Available data —

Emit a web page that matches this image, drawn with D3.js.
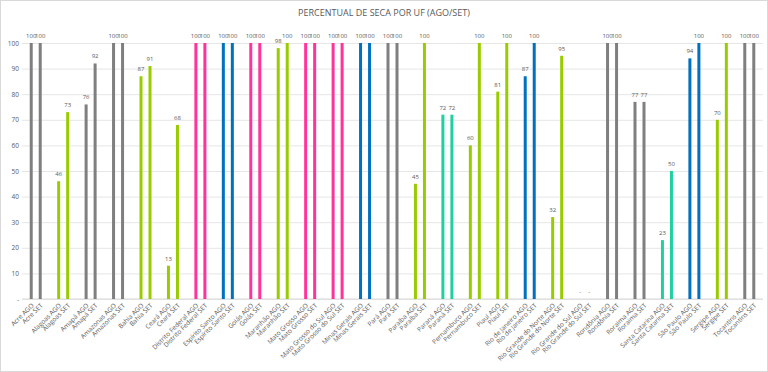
<!DOCTYPE html>
<html>
<head>
<meta charset="utf-8">
<script src="https://cdn.jsdelivr.net/npm/d3@7"></script>
<style>
  body { margin: 0; background: #fff; }
  text { font-family: "Open Sans", "Noto Sans", sans-serif; }
</style>
</head>
<body>
<svg id="chart" width="768" height="372"></svg>
<script>
const states = ['Acre', 'Alagoas', 'Amapá', 'Amazonas', 'Bahia', 'Ceará', 'Distrito Federal',
  'Espírito Santo', 'Goiás', 'Maranhão', 'Mato Grosso', 'Mato Grosso do Sul', 'Minas Gerais',
  'Pará', 'Paraíba', 'Paraná', 'Pernambuco', 'Piauí', 'Rio de Janeiro', 'Rio Grande do Norte',
  'Rio Grande do Sul', 'Rondônia', 'Roraima', 'Santa Catarina', 'São Paulo', 'Sergipe', 'Tocantins'];
const months = ['AGO', 'SET'];
const ago = [100, 46, 76, 100, 87, 13, 100, 100, 100, 98, 100, 100, 100, 100, 45, 72, 60, 81, 87, 32, 0, 100, 77, 23, 94, 70, 100];
const set = [100, 73, 92, 100, 91, 68, 100, 100, 100, 100, 100, 100, 100, 100, 100, 72, 100, 100, 100, 95, 0, 100, 77, 50, 100, 100, 100];
const group = ['g', 'v', 'g', 'g', 'v', 'v', 'r', 'a', 'r', 'v', 'r', 'r', 'a', 'g', 'v', 't', 'v', 'v', 'a', 'v', 'g', 'g', 'g', 't', 'a', 'v', 'g'];
const yTicks = [0, 10, 20, 30, 40, 50, 60, 70, 80, 90, 100];

const palette = { g: '#7f7f7f', v: '#99cc00', r: '#ff3399', a: '#0070c0', t: '#1fd1a0' };

const data = [];
states.forEach((s, i) => {
  data.push({ state: s, month: 'AGO', label: s + ' AGO', value: ago[i], color: palette[group[i]] });
  data.push({ state: s, month: 'SET', label: s + ' SET', value: set[i], color: palette[group[i]] });
});

const svg = d3.select('#chart');
const margin = { top: 43, right: 5, bottom: 73, left: 22 };
const width = 768 - margin.left - margin.right,
  height = 372 - margin.top - margin.bottom;

svg.append('rect')
  .attr('x', 0.5).attr('y', 0.5)
  .attr('width', 767).attr('height', 371)
  .attr('fill', '#fff').attr('stroke', '#d9d9d9');

svg.append('text')
  .attr('x', 384).attr('y', 16)
  .attr('text-anchor', 'middle')
  .attr('font-size', 9)
  .attr('fill', '#595959')
  .text('PERCENTUAL DE SECA POR UF (AGO/SET)');

const x0 = d3.scaleBand().domain(states).range([0, width]);
const x1 = d3.scaleBand().domain(months)
  .range([x0.bandwidth() / 2 - 6, x0.bandwidth() / 2 + 6])
  .paddingInner(0.667).paddingOuter(0);
const y = d3.scaleLinear().domain([0, 100]).range([height, 0]);
const bx = d => x0(d.state) + x1(d.month);

const g = svg.append('g').attr('transform', `translate(${margin.left},${margin.top})`);

// gridlines
g.append('g')
  .call(d3.axisLeft(y).tickValues(yTicks).tickSize(-width).tickFormat(d => d === 0 ? '-' : d))
  .call(a => a.select('.domain').remove())
  .call(a => a.selectAll('line').attr('stroke', '#e6e6e6'))
  .call(a => a.selectAll('text').attr('fill', '#595959').attr('font-size', 6.5).attr('x', -3));

g.append('line')
  .attr('x1', 0).attr('x2', width)
  .attr('y1', height).attr('y2', height)
  .attr('stroke', '#d9d9d9');

g.selectAll('.bar')
  .data(data)
  .enter().append('rect')
  .attr('class', 'bar')
  .attr('x', d => bx(d))
  .attr('y', d => y(d.value))
  .attr('width', x1.bandwidth())
  .attr('height', d => height - y(d.value))
  .attr('fill', d => d.color);

g.selectAll('.lbl')
  .data(data)
  .enter().append('text')
  .attr('class', 'lbl')
  .attr('x', d => bx(d) + x1.bandwidth() / 2)
  .attr('y', d => y(d.value) - 5)
  .attr('text-anchor', 'middle')
  .attr('font-size', 6)
  .attr('fill', '#595959')
  .text(d => d.value === 0 ? '-' : d.value);

g.selectAll('.xl')
  .data(data)
  .enter().append('text')
  .attr('class', 'xl')
  .attr('text-anchor', 'end')
  .attr('font-size', 6.5)
  .attr('fill', '#595959')
  .attr('transform', d => `translate(${bx(d) + x1.bandwidth() / 2 + 3},${height + 7}) rotate(-45)`)
  .text(d => d.label);
</script>
</body>
</html>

Goal — Copy nothing but the lines from the top of the data down to the line containing "a: '#0070c0', t: '#1fd1a0'", and leave the pictures out.

Final result —
Emit a web page that matches this image, drawn with D3.js.
<!DOCTYPE html>
<html>
<head>
<meta charset="utf-8">
<script src="https://cdn.jsdelivr.net/npm/d3@7"></script>
<style>
  body { margin: 0; background: #fff; }
  text { font-family: "Open Sans", "Noto Sans", sans-serif; }
</style>
</head>
<body>
<svg id="chart" width="768" height="372"></svg>
<script>
const states = ['Acre', 'Alagoas', 'Amapá', 'Amazonas', 'Bahia', 'Ceará', 'Distrito Federal',
  'Espírito Santo', 'Goiás', 'Maranhão', 'Mato Grosso', 'Mato Grosso do Sul', 'Minas Gerais',
  'Pará', 'Paraíba', 'Paraná', 'Pernambuco', 'Piauí', 'Rio de Janeiro', 'Rio Grande do Norte',
  'Rio Grande do Sul', 'Rondônia', 'Roraima', 'Santa Catarina', 'São Paulo', 'Sergipe', 'Tocantins'];
const months = ['AGO', 'SET'];
const ago = [100, 46, 76, 100, 87, 13, 100, 100, 100, 98, 100, 100, 100, 100, 45, 72, 60, 81, 87, 32, 0, 100, 77, 23, 94, 70, 100];
const set = [100, 73, 92, 100, 91, 68, 100, 100, 100, 100, 100, 100, 100, 100, 100, 72, 100, 100, 100, 95, 0, 100, 77, 50, 100, 100, 100];
const group = ['g', 'v', 'g', 'g', 'v', 'v', 'r', 'a', 'r', 'v', 'r', 'r', 'a', 'g', 'v', 't', 'v', 'v', 'a', 'v', 'g', 'g', 'g', 't', 'a', 'v', 'g'];
const yTicks = [0, 10, 20, 30, 40, 50, 60, 70, 80, 90, 100];

const palette = { g: '#7f7f7f', v: '#99cc00', r: '#ff3399', a: '#0070c0', t: '#1fd1a0' };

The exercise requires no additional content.